Original question: Is it possible to forgive without holding on to the pain?
Is it possible? Yes. The real question is- Do you really want to?
Forgiveness is not saying “It’s okay what you did to me” or “Let’s act like it never happened.” Guess what- IT HAPPENED and IT HURT!
So let’s not pretend. Forgiveness is saying:
“I choose not to hold on to what you did. I choose not to harbor the pain because it will hurt me more in the end. I choose to let go of the disappointment because it’s not worth my sanity. Furthermore, it’s not my responsibility to change you- only you can do that! I am greater, I am stronger, and I am wiser. Now I let it go…”
There are many things that are out of our control. Someone else’s action is definitely one of them. But you can forgive and stay OR you can also forgive and go. IT’S YOUR CHOICE whether you want to live with what they have done that hurt you.
If they are sincere in their apologies, if they are honest enough to say I messed up, if they are open enough to say why they did it (and you actually listen to what they say even though you probably don’t want to hear it), if they are willing to give 110% to get it right- it could be worth staying. But even if they are willing to do all the above- if you don’t want to live with their mistake- you don’t have to.
And if you know you can’t forgive, then why stay in a marriage where you are constantly holding it over their head? Accusing, blaming, making them feel guilty? Or worse, you are constantly ruminating over what happened. You always have flashbacks and you can’t get it out of your head? That’s NOT a healthy marriage. And neither of you will be truly happy.

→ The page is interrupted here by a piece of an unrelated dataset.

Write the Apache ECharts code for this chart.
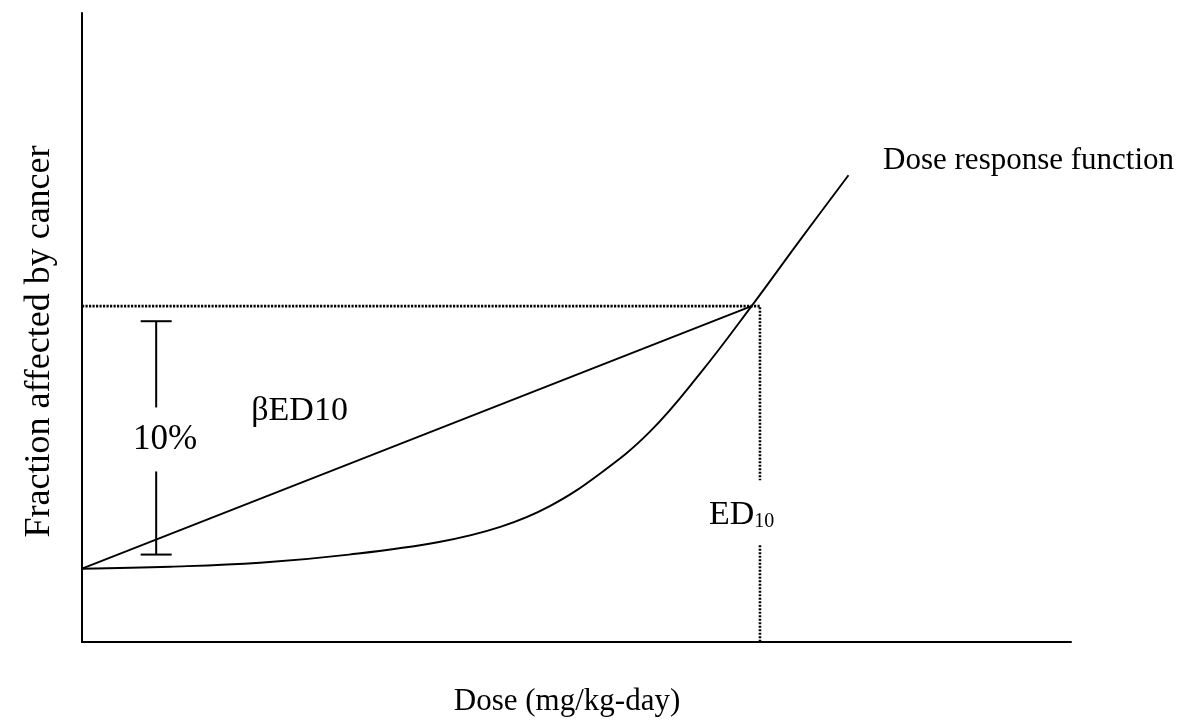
<!DOCTYPE html>
<html>
<head>
<meta charset="utf-8">
<title>Dose response</title>
<script src="https://cdn.jsdelivr.net/npm/echarts@6/dist/echarts.min.js"></script>
<style>
  html, body { margin: 0; padding: 0; background: #ffffff; }
  #chart { width: 1179px; height: 722px; }
</style>
</head>
<body>
<div id="chart"></div>
<script>
// Dose (arbitrary units, 0-100) and fraction affected (arbitrary units, 0-100)
const doseX = [0, 8.9, 18.0, 27.0, 36.1, 42.3, 47.3, 52.4, 57.4, 62.5, 67.7, 72.6, 77.5];
const responseY = [11.65, 11.97, 12.6, 13.9, 15.9, 18.3, 21.6, 26.8, 33.4, 42.7, 53.4, 63.9, 74.2];

// Background response and the 10% extra-risk point on the curve
const background = 11.65;
const ed10Dose = 68.55;
const ed10Response = 53.4;
const slopeEnd = [67.7, 53.4];

// The "10%" bracket: dose position, lower and upper ends
const bracketDose = 7.5;
const bracketLow = 13.9;
const bracketHigh = 51.0;

// Gap in the ED10 guide where its label sits
const ed10GapLow = 15.4;
const ed10GapHigh = 25.7;

const FONT = '"Liberation Serif", "Times New Roman", serif';
const INK = '#000000';

const curveData = doseX.map((d, i) => [d, responseY[i]]);

const chart = echarts.init(document.getElementById('chart'), null, { renderer: 'canvas' });

const dotted = { color: INK, width: 2.6, type: [2.2, 1.3] };

function note(x, y, text, size, align) {
  return {
    value: [x, y],
    label: {
      show: true,
      formatter: text,
      position: [0, 0],
      align: align || 'center',
      verticalAlign: 'middle',
      fontFamily: FONT,
      fontSize: size,
      lineHeight: size,
      color: INK
    }
  };
}

chart.setOption({
  animation: false,
  backgroundColor: '#ffffff',
  grid: { left: 82, right: 108, top: 13, bottom: 74, containLabel: false },
  xAxis: {
    type: 'value', min: 0, max: 100,
    axisLine: { show: true, onZero: false, lineStyle: { color: INK, width: 2 } },
    axisTick: { show: false }, axisLabel: { show: false }, splitLine: { show: false },
    name: 'Dose (mg/kg-day)', nameLocation: 'middle', nameGap: 44,
    nameTextStyle: { fontFamily: FONT, fontSize: 31, lineHeight: 31, color: INK, padding: [0, 19, 0, 0] }
  },
  yAxis: {
    type: 'value', min: 0, max: 100,
    axisLine: { show: true, onZero: false, lineStyle: { color: INK, width: 2 } },
    axisTick: { show: false }, axisLabel: { show: false }, splitLine: { show: false },
    name: 'Fraction affected by cancer', nameLocation: 'middle', nameRotate: 90, nameGap: 24,
    nameTextStyle: { fontFamily: FONT, fontSize: 36, lineHeight: 36, color: INK, padding: [0, 28, 0, 0] }
  },
  series: [
    {
      name: 'Dose response function',
      type: 'line',
      data: curveData,
      smooth: 0.4,
      showSymbol: false,
      lineStyle: { color: INK, width: 1.9 },
      z: 3
    },
    {
      name: 'Linear slope',
      type: 'line',
      data: [[0, background], slopeEnd],
      showSymbol: false,
      lineStyle: { color: INK, width: 1.9 },
      z: 3
    },
    {
      name: 'ED10 level',
      type: 'line',
      data: [[0, ed10Response], [ed10Dose, ed10Response], [ed10Dose, ed10GapHigh]],
      showSymbol: false,
      lineStyle: dotted,
      z: 2
    },
    {
      name: 'ED10 guide',
      type: 'line',
      data: [[ed10Dose, ed10GapLow], [ed10Dose, 0]],
      showSymbol: false,
      lineStyle: dotted,
      z: 2
    },
    {
      name: '10% bracket',
      type: 'custom',
      data: [[bracketDose, bracketLow, bracketHigh, 32.2]],
      encode: { x: 0, y: [1, 2] },
      renderItem: function (params, api) {
        const top = api.coord([api.value(0), api.value(2)]);
        const bot = api.coord([api.value(0), api.value(1)]);
        const mid = api.coord([api.value(0), api.value(3)]);
        const half = 15.5, gap = 32;
        const style = { stroke: INK, lineWidth: 2, fill: null };
        return {
          type: 'group',
          children: [
            { type: 'line', shape: { x1: top[0], y1: top[1], x2: top[0], y2: mid[1] - gap }, style: style },
            { type: 'line', shape: { x1: bot[0], y1: mid[1] + gap, x2: bot[0], y2: bot[1] }, style: style },
            { type: 'line', shape: { x1: top[0] - half, y1: top[1], x2: top[0] + half, y2: top[1] }, style: style },
            { type: 'line', shape: { x1: bot[0] - half, y1: bot[1], x2: bot[0] + half, y2: bot[1] }, style: style }
          ]
        };
      },
      z: 3
    },
    {
      name: 'Notes',
      type: 'scatter',
      symbolSize: 0,
      silent: true,
      itemStyle: { opacity: 1 },
      data: [
        note(8.4, 32.2, '10%', 35),
        note(22.0, 36.7, 'βED10', 34),
        note(81.0, 76.5, 'Dose response function', 31, 'left'),
        {
          value: [63.4, 20.2],
          label: {
            show: true,
            position: [0, 0],
            align: 'left',
            verticalAlign: 'middle',
            formatter: '{e|ED}{s|10}',
            rich: {
              e: { fontFamily: FONT, fontSize: 34, lineHeight: 34, color: INK, verticalAlign: 'bottom' },
              s: { fontFamily: FONT, fontSize: 20, lineHeight: 20, color: INK, verticalAlign: 'bottom' }
            }
          }
        }
      ],
      z: 4
    }
  ]
});
</script>
</body>
</html>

I’m not a big supporter of divorce (but I do believe there are reasons that warrant it). Furthermore, I am NOT for two miserable people staying together just because someone else dictated they should. NO ONE should be miserable in their marriage. If you are unhappy, put 100% into counseling. I always tell my clients- It’s OK to take the risk. The worst that could happen is it doesn’t work and you gave your best- NO REGRETS. The best that could happen is you make it through the storm and it builds a stronger foundation, a deeper appreciation, and a greater love. Either way- it works out in your favor! And your happiness is very important.
Forgiveness begins the process of healing. And healing is necessary for the relationship to move forward. If you have a wound, and you keep picking at it- it can’t heal- so stop digging into painful places in your relationship. Clean up the wound and allow time to take its course.
Sometimes, the healing process needs a little help along the way- that’s where counseling or marriage education comes in handy. It’s OK to say- “I don’t know if I can do this on my own.” Regardless, a healing marriage can become a healthy marriage again. It has to be given time to rebuild and restore. IT IS POSSIBLE if you BOTH want it and BOTH work for it.
You may have a battle scar, but you won’t have the intense pain of the initial blow. Scars are just signs that you went to battle and survived!
You can create the marriage you want TOGETHER even after pain.